* **Your goal**
Where does the string "this" appear? Copy every line of the entries below that holds it.

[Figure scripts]
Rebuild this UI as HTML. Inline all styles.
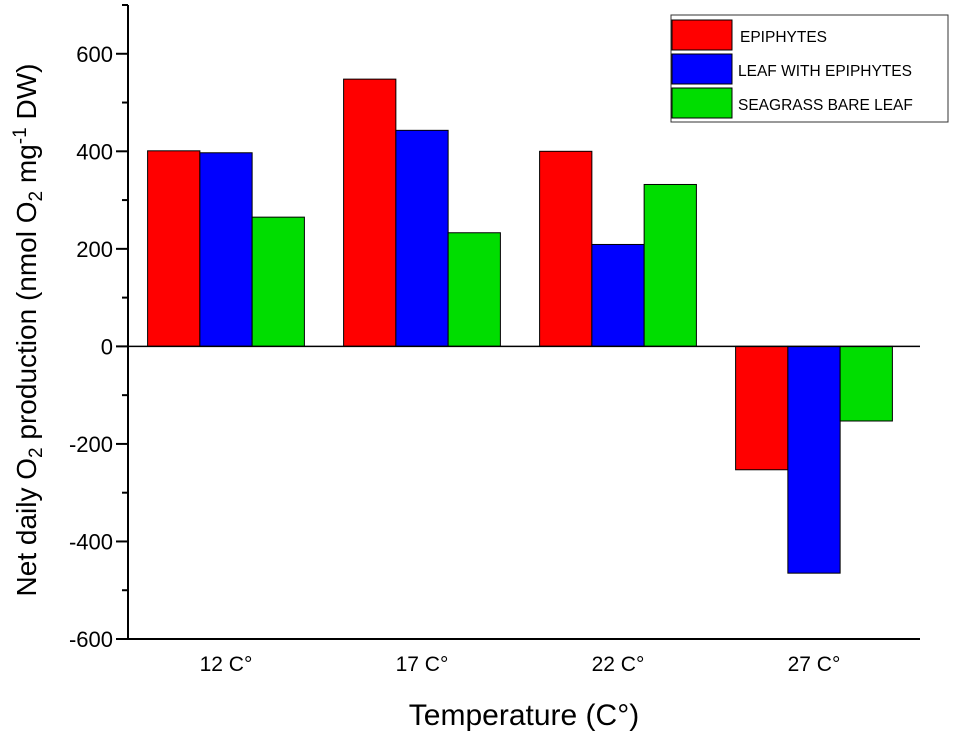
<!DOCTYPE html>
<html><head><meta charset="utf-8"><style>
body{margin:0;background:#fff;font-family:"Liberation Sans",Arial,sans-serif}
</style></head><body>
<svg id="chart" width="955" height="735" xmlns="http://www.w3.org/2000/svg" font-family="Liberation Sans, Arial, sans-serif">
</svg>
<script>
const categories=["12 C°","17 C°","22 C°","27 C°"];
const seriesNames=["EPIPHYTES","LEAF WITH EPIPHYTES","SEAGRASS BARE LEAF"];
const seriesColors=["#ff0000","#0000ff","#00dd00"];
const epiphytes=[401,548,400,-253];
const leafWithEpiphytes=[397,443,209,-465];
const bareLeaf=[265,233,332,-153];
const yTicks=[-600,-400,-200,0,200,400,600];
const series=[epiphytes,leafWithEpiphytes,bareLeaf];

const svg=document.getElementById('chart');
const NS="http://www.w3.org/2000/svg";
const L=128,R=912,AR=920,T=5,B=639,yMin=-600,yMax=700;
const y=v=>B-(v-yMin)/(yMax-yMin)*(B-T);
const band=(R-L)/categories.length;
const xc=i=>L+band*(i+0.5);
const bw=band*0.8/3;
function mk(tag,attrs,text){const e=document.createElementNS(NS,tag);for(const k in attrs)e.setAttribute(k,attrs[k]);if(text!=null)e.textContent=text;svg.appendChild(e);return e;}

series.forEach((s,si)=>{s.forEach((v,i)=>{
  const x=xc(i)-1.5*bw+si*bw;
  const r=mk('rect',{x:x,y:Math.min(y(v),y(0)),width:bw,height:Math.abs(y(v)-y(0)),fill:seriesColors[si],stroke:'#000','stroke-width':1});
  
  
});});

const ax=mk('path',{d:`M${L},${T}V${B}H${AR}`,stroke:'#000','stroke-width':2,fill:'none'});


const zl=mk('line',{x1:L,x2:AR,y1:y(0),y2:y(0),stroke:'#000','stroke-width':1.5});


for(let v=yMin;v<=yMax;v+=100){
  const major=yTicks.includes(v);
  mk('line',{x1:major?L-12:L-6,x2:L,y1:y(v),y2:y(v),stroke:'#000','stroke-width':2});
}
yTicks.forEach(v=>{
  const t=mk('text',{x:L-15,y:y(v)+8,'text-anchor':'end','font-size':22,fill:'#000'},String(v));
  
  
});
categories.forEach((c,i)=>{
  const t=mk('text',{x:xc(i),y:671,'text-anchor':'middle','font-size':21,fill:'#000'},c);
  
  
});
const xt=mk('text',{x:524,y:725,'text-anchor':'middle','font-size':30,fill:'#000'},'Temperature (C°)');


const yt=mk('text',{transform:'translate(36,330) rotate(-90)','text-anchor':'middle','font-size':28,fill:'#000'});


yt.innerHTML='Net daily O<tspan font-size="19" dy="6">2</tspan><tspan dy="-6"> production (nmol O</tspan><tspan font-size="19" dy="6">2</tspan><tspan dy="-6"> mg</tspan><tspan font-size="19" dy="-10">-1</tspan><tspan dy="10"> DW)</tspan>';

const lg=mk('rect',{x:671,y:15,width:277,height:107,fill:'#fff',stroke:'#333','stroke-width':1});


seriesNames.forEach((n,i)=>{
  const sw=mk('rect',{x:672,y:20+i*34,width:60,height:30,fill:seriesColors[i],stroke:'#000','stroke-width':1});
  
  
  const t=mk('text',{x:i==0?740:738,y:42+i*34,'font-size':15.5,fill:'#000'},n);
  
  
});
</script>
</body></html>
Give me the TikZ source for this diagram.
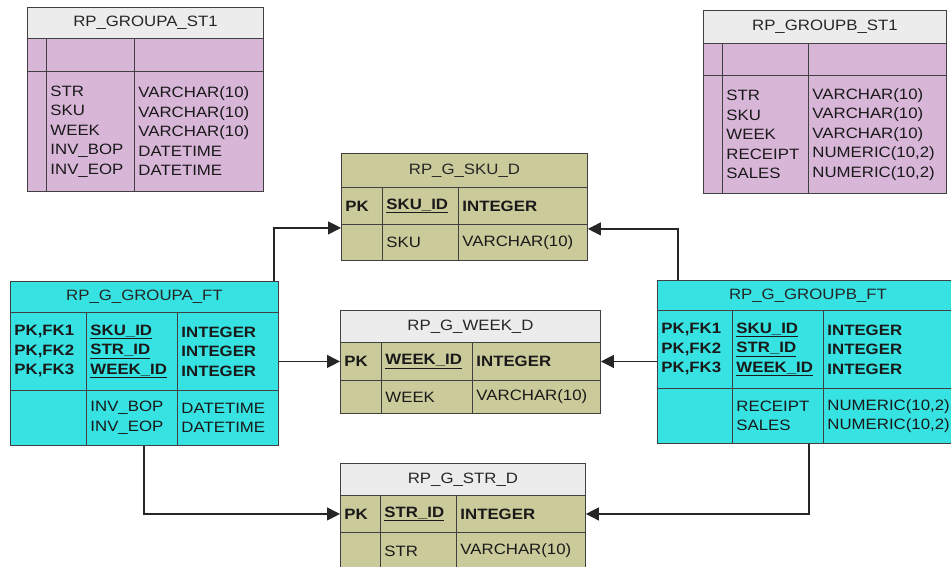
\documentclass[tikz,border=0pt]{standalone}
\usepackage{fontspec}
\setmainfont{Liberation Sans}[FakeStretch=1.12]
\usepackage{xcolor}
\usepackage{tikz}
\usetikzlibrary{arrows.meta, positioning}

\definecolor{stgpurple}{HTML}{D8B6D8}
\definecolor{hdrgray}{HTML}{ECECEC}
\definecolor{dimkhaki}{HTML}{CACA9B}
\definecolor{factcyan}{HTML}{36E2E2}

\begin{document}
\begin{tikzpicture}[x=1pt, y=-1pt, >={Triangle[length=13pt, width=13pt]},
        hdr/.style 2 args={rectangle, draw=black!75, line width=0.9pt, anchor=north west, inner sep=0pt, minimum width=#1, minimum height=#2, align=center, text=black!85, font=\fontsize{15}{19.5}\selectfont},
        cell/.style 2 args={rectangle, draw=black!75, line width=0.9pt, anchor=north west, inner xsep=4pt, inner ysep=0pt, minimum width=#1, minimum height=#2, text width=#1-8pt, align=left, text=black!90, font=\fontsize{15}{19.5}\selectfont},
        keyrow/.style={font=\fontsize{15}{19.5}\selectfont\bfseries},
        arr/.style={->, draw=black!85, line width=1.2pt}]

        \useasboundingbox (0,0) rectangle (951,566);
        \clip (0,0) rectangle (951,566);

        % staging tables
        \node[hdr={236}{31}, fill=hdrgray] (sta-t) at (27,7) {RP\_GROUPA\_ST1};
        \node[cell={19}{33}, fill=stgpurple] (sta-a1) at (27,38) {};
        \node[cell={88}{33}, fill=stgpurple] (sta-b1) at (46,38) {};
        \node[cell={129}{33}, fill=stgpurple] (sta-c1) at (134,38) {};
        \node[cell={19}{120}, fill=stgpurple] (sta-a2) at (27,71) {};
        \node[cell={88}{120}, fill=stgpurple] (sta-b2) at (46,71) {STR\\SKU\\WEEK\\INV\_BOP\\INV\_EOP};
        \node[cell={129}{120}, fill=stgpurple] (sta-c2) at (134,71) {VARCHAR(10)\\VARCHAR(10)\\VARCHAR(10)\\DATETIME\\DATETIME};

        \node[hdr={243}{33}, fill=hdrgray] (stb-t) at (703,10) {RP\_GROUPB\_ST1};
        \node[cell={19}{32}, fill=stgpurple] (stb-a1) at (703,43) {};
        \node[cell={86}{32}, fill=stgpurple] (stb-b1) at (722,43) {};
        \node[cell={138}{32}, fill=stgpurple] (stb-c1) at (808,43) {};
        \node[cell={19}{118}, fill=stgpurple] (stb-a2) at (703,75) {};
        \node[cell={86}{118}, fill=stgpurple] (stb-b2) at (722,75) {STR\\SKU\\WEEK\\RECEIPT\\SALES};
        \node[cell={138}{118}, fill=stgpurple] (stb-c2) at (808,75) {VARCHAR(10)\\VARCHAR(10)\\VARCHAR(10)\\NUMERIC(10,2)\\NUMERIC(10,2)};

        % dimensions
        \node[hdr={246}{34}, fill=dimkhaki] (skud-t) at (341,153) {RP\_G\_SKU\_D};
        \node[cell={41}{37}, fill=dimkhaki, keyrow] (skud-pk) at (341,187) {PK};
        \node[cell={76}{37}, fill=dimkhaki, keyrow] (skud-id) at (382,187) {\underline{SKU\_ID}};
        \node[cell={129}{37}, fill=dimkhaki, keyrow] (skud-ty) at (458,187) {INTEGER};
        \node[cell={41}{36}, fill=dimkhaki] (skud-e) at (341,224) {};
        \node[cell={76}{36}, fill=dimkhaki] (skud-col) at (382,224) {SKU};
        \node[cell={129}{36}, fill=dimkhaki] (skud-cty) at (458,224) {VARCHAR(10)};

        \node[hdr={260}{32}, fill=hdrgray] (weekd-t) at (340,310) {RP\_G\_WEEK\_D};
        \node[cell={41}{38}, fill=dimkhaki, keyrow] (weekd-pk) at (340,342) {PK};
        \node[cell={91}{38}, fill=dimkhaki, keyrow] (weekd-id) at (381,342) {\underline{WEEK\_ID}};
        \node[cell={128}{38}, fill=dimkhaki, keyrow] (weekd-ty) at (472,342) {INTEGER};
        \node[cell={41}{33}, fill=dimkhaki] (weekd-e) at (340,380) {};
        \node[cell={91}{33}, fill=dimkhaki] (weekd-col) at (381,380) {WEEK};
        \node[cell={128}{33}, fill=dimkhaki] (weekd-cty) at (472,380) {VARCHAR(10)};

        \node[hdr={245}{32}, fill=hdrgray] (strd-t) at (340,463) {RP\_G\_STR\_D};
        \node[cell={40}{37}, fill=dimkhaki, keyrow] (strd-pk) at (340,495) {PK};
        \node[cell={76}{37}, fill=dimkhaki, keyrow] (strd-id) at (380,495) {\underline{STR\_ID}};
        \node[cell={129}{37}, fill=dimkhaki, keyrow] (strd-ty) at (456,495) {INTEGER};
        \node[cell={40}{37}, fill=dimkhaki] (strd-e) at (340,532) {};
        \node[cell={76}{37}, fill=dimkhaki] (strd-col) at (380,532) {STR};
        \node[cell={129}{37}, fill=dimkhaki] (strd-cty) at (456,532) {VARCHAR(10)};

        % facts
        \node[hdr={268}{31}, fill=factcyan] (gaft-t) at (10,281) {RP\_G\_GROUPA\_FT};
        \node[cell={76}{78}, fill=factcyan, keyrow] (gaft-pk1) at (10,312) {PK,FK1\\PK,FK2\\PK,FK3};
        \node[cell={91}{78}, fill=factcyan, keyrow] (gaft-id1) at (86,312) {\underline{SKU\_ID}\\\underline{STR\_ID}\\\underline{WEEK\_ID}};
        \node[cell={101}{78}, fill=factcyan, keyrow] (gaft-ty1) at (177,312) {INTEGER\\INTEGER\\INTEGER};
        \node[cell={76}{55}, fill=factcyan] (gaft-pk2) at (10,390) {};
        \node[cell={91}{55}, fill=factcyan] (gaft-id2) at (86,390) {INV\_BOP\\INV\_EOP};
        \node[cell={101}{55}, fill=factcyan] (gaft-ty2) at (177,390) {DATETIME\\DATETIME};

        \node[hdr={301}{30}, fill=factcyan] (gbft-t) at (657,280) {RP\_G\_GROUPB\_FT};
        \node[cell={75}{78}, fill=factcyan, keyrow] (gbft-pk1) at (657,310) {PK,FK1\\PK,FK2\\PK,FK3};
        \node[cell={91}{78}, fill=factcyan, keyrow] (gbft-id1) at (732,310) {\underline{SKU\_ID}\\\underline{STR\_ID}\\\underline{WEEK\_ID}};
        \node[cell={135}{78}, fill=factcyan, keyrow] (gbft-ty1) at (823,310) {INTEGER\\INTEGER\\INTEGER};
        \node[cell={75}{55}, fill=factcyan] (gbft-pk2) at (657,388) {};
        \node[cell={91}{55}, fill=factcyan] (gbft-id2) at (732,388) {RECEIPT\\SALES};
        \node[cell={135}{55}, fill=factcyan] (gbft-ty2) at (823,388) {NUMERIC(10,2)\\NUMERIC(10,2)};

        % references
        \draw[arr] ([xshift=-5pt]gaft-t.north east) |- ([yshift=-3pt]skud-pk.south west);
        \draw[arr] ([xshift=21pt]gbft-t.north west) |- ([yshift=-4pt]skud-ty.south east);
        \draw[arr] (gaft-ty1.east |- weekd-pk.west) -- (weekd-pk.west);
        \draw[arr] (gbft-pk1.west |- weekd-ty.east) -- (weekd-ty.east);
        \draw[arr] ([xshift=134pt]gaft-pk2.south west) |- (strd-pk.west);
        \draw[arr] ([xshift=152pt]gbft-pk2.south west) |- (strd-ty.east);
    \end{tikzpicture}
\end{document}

* **Exercise result**
Rebuild this UI as HTML. Inline all styles.
Give me the TikZ source for this diagram.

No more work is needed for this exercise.